El presidente de una asociación valenciana de padres de niños con autismo, refería que la incidencia actual de casos de autismo se estima en el 1 por cada 100 ó 150 niños. Como fácilmente se puede comprender, este aumento del mil por ciento respecto de hace tan sólo veinte años, no se debe al crecimiento real de casos, sino a una variación en la clasificación epidemiológica de los trastornos de la infancia. Alrededor de los años ochenta se abandonaron las categorías clínicas (psicodinámicas), a favor de novedosas teorías cognitivo-comportamentales, que sitúan el trastorno autista en el déficit cognitivo, es decir del orden de la deficiencia mental, dejando fuera la subjetividad del niño. La consecuencia es la fenomenal multiplicación de casos agrupados bajo este trastorno. Esto se presenta como un avance científico, queda eliminada la implicación clínica del sujeto, y en consecuencia se aborda únicamente con un aprendizaje que restaure las deficiencias. Tal perspectiva pedagógica, fácilmente, se vuelve invasiva, empuja a los padres a hacerse educadores hasta el límite de sus fuerzas: a más y mejores aprendizajes mayores resultados, y esto sin límite. Hay que decirlo, los resultados, no obstante, son inciertos, no hay una clara proporción entre a más aprendizaje, mayor resolución del trastorno. Y cada vez más se oyen testimonios de padres para advertir de las falsas esperanzas que pueden conducir a verdaderas tragedias.

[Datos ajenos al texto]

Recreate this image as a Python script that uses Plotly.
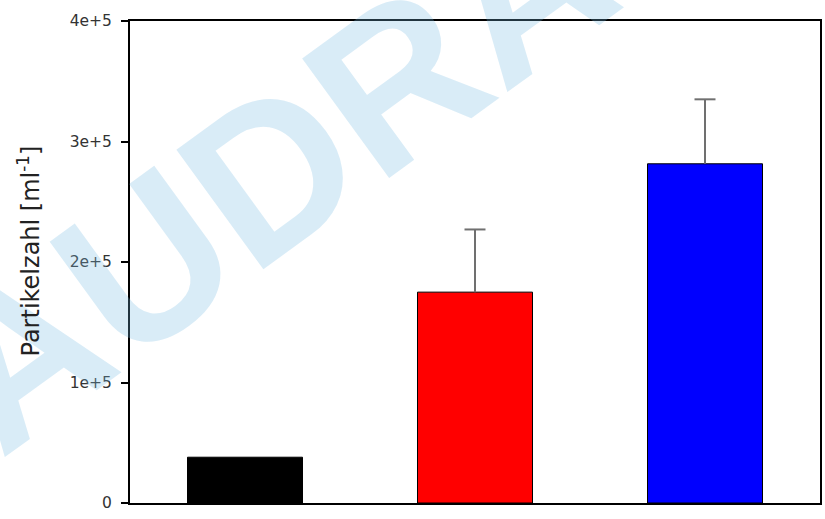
import plotly.graph_objects as go

categories = ["A", "B", "C"]
values = [38000, 175000, 281500]
errors_plus = [None, 52000, 53500]
bar_colors = ["#000000", "#ff0000", "#0000ff"]
tick_vals = [0, 100000, 200000, 300000, 400000]
tick_text = ["0", "1e+5", "2e+5", "3e+5", "4e+5"]
y_title = "Partikelzahl [ml<sup>-1</sup>]"
watermark = "EAUDRA"

fig = go.Figure()
fig.add_trace(go.Bar(
    x=categories, y=values, width=0.5,
    marker=dict(color=bar_colors, line=dict(color="#000000", width=1)),
    showlegend=False, hoverinfo="skip",
))

err_x = [c for c, e in zip(categories, errors_plus) if e is not None]
err_top = [v + e for v, e in zip(values, errors_plus) if e is not None]
err_len = [e for e in errors_plus if e is not None]
fig.add_trace(go.Scatter(
    x=err_x, y=err_top, mode="markers",
    marker=dict(symbol="line-ew-open", size=15, color="#707070",
                line=dict(color="#707070", width=2)),
    error_y=dict(type="data", symmetric=False, array=[0] * len(err_len),
                 arrayminus=err_len, width=0, thickness=2, color="#707070"),
    showlegend=False, hoverinfo="skip",
))

fig.add_annotation(
    text=watermark, xref="paper", yref="paper", x=0.121, y=0.60,
    xanchor="center", yanchor="middle",
    showarrow=False, textangle=-36,
    font=dict(family="Liberation Sans", size=215, color="rgba(120,185,225,0.28)",
              weight="bold"),
)

fig.add_annotation(
    text=y_title, xref="paper", yref="paper", x=-0.147, y=0.523,
    xanchor="center", yanchor="middle", showarrow=False, textangle=-90,
    font=dict(family="DejaVu Sans", size=24, color="#222222"),
)

fig.update_layout(
    width=825, height=519,
    margin=dict(l=130, r=3, t=21, b=16),
    paper_bgcolor="white", plot_bgcolor="white",
    font=dict(family="DejaVu Sans", color="#222222"),
)
fig.update_xaxes(
    range=[-0.5, 2.5], showticklabels=False, ticks="",
    showline=True, linecolor="#000000", linewidth=2, mirror=True,
    showgrid=False, zeroline=False,
)
fig.update_yaxes(
    range=[0, 400000], tickvals=tick_vals, ticktext=tick_text,
    ticks="outside", ticklen=7, tickwidth=1.5, tickcolor="#000000",
    tickfont=dict(family="DejaVu Sans", size=15.5, color="#333333"),
    ticklabelstandoff=6,
    showline=True, linecolor="#000000", linewidth=2, mirror=True,
    showgrid=False, zeroline=False,
)

fig.write_html("out.html")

Se logró diferenciar el autismo de la discapacidad, el doctor Kanner, psiquiatra norteamericano, por primera vez en el año 1943, describió unas características específicas —distintas del cuadro clínico de los débiles mentales— que denominó «autismo precoz infantil», situándolo del lado de las enfermedades mentales. Igualmente otro psiquiatra austriaco, Hans Asperger —en esa misma época— describe un cuadro similar, aunque menos grave, que llama «psicopatía autista», indicando claramente que no se trata de un déficit cognitivo, sino de una «anomalía» de su constitución psicológica. Martín Egge —autor de un clarificador y documentado libro titulado El tratamiento del niño autista— dice que el trastorno del contacto es el quid que conduce al sujeto a tomar distancia y obstaculiza la abstracción conceptual. La razón diferencial del autismo, desde el principio y actualmente también, es la desconexión del sujeto sin déficit mental que lo justifique, se podría decir que, pudiendo neurológica y funcionalmente ser normal, algo enigmático de su forma de ser, impide el desarrollo.

Los niños autistas —el psicoanálisis de orientación lacaniana lo comprueba cada día en los múltiples casos que atiende, así como en las diversas instituciones y familias que orienta— son sujetos que habitan el lenguaje y, si sabemos escuchar su singularidad, ellos nos hablan. Establecer, por fuera de las pautas educativas, el contacto subjetivo, abre las vías de una regulación y un avance madurativo claro. Es lo que algunos autistas llamados de alto nivel, como es el caso de Temple Grandin, no se cansan de repetir. Así pues, no seamos sordos, la tarea no solo es reeducativa, principalmente es hacer posible ayudarle a construir un «autismo entre varios».